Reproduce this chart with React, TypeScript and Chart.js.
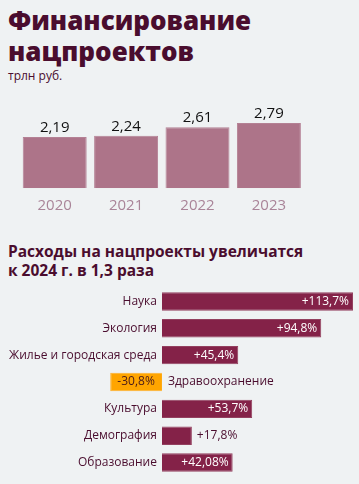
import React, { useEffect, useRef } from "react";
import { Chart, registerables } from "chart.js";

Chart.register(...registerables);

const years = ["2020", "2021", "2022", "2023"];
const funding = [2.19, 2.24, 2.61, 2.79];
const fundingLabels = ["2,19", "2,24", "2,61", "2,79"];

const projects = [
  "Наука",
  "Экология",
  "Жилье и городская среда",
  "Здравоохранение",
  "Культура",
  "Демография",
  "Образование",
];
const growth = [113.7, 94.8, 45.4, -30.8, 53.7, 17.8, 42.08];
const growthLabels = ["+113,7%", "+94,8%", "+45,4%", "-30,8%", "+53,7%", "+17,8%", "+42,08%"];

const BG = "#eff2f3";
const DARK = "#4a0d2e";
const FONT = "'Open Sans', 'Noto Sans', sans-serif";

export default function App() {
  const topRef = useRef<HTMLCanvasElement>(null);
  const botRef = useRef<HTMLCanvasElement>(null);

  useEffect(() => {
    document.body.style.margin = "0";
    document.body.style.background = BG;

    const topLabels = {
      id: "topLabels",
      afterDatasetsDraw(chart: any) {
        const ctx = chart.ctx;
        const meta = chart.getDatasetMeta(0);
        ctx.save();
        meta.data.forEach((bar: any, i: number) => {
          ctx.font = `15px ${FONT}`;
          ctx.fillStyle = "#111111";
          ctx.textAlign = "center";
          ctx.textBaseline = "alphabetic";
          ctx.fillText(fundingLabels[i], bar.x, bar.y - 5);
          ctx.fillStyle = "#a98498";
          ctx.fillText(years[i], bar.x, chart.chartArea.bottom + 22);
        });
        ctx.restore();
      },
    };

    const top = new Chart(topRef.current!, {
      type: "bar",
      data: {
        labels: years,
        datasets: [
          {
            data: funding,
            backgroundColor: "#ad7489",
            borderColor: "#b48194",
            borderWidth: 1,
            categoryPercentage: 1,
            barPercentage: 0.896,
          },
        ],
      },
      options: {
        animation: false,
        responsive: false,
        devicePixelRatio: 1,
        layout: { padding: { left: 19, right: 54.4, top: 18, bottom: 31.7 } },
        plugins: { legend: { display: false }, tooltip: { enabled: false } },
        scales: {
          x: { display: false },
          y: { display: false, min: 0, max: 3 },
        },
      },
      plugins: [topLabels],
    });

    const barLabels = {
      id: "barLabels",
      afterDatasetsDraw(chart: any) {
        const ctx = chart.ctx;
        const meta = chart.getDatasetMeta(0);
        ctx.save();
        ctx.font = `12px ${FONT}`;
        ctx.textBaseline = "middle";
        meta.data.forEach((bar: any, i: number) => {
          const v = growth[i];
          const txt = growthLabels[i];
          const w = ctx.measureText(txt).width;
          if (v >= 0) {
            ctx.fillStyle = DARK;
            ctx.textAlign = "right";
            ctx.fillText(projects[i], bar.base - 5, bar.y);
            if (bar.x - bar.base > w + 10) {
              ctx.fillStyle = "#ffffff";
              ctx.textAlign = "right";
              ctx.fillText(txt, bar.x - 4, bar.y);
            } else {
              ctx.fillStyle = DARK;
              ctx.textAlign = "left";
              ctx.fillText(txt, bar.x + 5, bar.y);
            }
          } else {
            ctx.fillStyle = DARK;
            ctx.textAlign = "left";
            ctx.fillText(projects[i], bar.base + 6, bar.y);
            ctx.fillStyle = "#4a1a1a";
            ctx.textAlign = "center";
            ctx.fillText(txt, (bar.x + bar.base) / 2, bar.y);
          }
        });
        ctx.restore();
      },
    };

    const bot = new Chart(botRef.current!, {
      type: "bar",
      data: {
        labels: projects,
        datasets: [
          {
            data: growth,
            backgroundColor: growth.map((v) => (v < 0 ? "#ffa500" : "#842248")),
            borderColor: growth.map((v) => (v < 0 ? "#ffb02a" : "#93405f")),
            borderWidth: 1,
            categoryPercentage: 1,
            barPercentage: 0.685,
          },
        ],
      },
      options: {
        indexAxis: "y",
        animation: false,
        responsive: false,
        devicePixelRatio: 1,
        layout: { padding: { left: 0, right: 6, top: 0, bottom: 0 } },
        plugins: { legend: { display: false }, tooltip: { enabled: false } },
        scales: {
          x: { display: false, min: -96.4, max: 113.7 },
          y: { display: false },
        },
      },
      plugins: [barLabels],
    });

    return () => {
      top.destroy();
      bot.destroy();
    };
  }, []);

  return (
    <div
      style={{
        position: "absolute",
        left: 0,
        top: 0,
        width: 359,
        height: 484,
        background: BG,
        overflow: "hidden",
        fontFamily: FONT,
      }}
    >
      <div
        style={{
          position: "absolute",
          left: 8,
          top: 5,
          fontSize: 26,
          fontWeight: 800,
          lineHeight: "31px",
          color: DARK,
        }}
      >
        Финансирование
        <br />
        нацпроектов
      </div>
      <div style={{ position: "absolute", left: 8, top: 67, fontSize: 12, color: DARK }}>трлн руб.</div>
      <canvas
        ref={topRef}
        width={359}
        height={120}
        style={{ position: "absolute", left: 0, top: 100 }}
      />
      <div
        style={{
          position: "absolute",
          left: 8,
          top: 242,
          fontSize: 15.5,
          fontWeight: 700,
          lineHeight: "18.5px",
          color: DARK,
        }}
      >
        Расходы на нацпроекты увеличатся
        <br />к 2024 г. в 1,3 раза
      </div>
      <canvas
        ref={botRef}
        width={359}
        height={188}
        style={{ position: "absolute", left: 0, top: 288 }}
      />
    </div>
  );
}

- - -

▸ **EXERCISE DESCRIPTION**
Copy out the listing exactly as it stands, but not the pictures.

▸ **COMPLETED EXERCISE**
Reproduce this chart with React, TypeScript and Chart.js.
import React, { useEffect, useRef } from "react";
import { Chart, registerables } from "chart.js";

Chart.register(...registerables);

const years = ["2020", "2021", "2022", "2023"];
const funding = [2.19, 2.24, 2.61, 2.79];
const fundingLabels = ["2,19", "2,24", "2,61", "2,79"];

const projects = [
  "Наука",
  "Экология",
  "Жилье и городская среда",
  "Здравоохранение",
  "Культура",
  "Демография",
  "Образование",
];
const growth = [113.7, 94.8, 45.4, -30.8, 53.7, 17.8, 42.08];
const growthLabels = ["+113,7%", "+94,8%", "+45,4%", "-30,8%", "+53,7%", "+17,8%", "+42,08%"];

const BG = "#eff2f3";
const DARK = "#4a0d2e";
const FONT = "'Open Sans', 'Noto Sans', sans-serif";

export default function App() {
  const topRef = useRef<HTMLCanvasElement>(null);
  const botRef = useRef<HTMLCanvasElement>(null);

  useEffect(() => {
    document.body.style.margin = "0";
    document.body.style.background = BG;

    const topLabels = {
      id: "topLabels",
      afterDatasetsDraw(chart: any) {
        const ctx = chart.ctx;
        const meta = chart.getDatasetMeta(0);
        ctx.save();
        meta.data.forEach((bar: any, i: number) => {
          ctx.font = `15px ${FONT}`;
          ctx.fillStyle = "#111111";
          ctx.textAlign = "center";
          ctx.textBaseline = "alphabetic";
          ctx.fillText(fundingLabels[i], bar.x, bar.y - 5);
          ctx.fillStyle = "#a98498";
          ctx.fillText(years[i], bar.x, chart.chartArea.bottom + 22);
        });
        ctx.restore();
      },
    };

    const top = new Chart(topRef.current!, {
      type: "bar",
      data: {
        labels: years,
        datasets: [
          {
            data: funding,
            backgroundColor: "#ad7489",
            borderColor: "#b48194",
            borderWidth: 1,
            categoryPercentage: 1,
            barPercentage: 0.896,
          },
        ],
      },
      options: {
        animation: false,
        responsive: false,
        devicePixelRatio: 1,
        layout: { padding: { left: 19, right: 54.4, top: 18, bottom: 31.7 } },
        plugins: { legend: { display: false }, tooltip: { enabled: false } },
        scales: {
          x: { display: false },
          y: { display: false, min: 0, max: 3 },
        },
      },
      plugins: [topLabels],
    });

    const barLabels = {
      id: "barLabels",
      afterDatasetsDraw(chart: any) {
        const ctx = chart.ctx;
        const meta = chart.getDatasetMeta(0);
        ctx.save();
        ctx.font = `12px ${FONT}`;
        ctx.textBaseline = "middle";
        meta.data.forEach((bar: any, i: number) => {
          const v = growth[i];
          const txt = growthLabels[i];
          const w = ctx.measureText(txt).width;
          if (v >= 0) {
            ctx.fillStyle = DARK;
            ctx.textAlign = "right";
            ctx.fillText(projects[i], bar.base - 5, bar.y);
            if (bar.x - bar.base > w + 10) {
              ctx.fillStyle = "#ffffff";
              ctx.textAlign = "right";
              ctx.fillText(txt, bar.x - 4, bar.y);
            } else {
              ctx.fillStyle = DARK;
              ctx.textAlign = "left";
              ctx.fillText(txt, bar.x + 5, bar.y);
            }
          } else {
            ctx.fillStyle = DARK;
            ctx.textAlign = "left";
            ctx.fillText(projects[i], bar.base + 6, bar.y);
            ctx.fillStyle = "#4a1a1a";
            ctx.textAlign = "center";
            ctx.fillText(txt, (bar.x + bar.base) / 2, bar.y);
          }
        });
        ctx.restore();
      },
    };

    const bot = new Chart(botRef.current!, {
      type: "bar",
      data: {
        labels: projects,
        datasets: [
          {
            data: growth,
            backgroundColor: growth.map((v) => (v < 0 ? "#ffa500" : "#842248")),
            borderColor: growth.map((v) => (v < 0 ? "#ffb02a" : "#93405f")),
            borderWidth: 1,
            categoryPercentage: 1,
            barPercentage: 0.685,
          },
        ],
      },
      options: {
        indexAxis: "y",
        animation: false,
        responsive: false,
        devicePixelRatio: 1,
        layout: { padding: { left: 0, right: 6, top: 0, bottom: 0 } },
        plugins: { legend: { display: false }, tooltip: { enabled: false } },
        scales: {
          x: { display: false, min: -96.4, max: 113.7 },
          y: { display: false },
        },
      },
      plugins: [barLabels],
    });

    return () => {
      top.destroy();
      bot.destroy();
    };
  }, []);

  return (
    <div
      style={{
        position: "absolute",
        left: 0,
        top: 0,
        width: 359,
        height: 484,
        background: BG,
        overflow: "hidden",
        fontFamily: FONT,
      }}
    >
      <div
        style={{
          position: "absolute",
          left: 8,
          top: 5,
          fontSize: 26,
          fontWeight: 800,
          lineHeight: "31px",
          color: DARK,
        }}
      >
        Финансирование
        <br />
        нацпроектов
      </div>
      <div style={{ position: "absolute", left: 8, top: 67, fontSize: 12, color: DARK }}>трлн руб.</div>
      <canvas
        ref={topRef}
        width={359}
        height={120}
        style={{ position: "absolute", left: 0, top: 100 }}
      />
      <div
        style={{
          position: "absolute",
          left: 8,
          top: 242,
          fontSize: 15.5,
          fontWeight: 700,
          lineHeight: "18.5px",
          color: DARK,
        }}
      >
        Расходы на нацпроекты увеличатся
        <br />к 2024 г. в 1,3 раза
      </div>
      <canvas
        ref={botRef}
        width={359}
        height={188}
        style={{ position: "absolute", left: 0, top: 288 }}
      />
    </div>
  );
}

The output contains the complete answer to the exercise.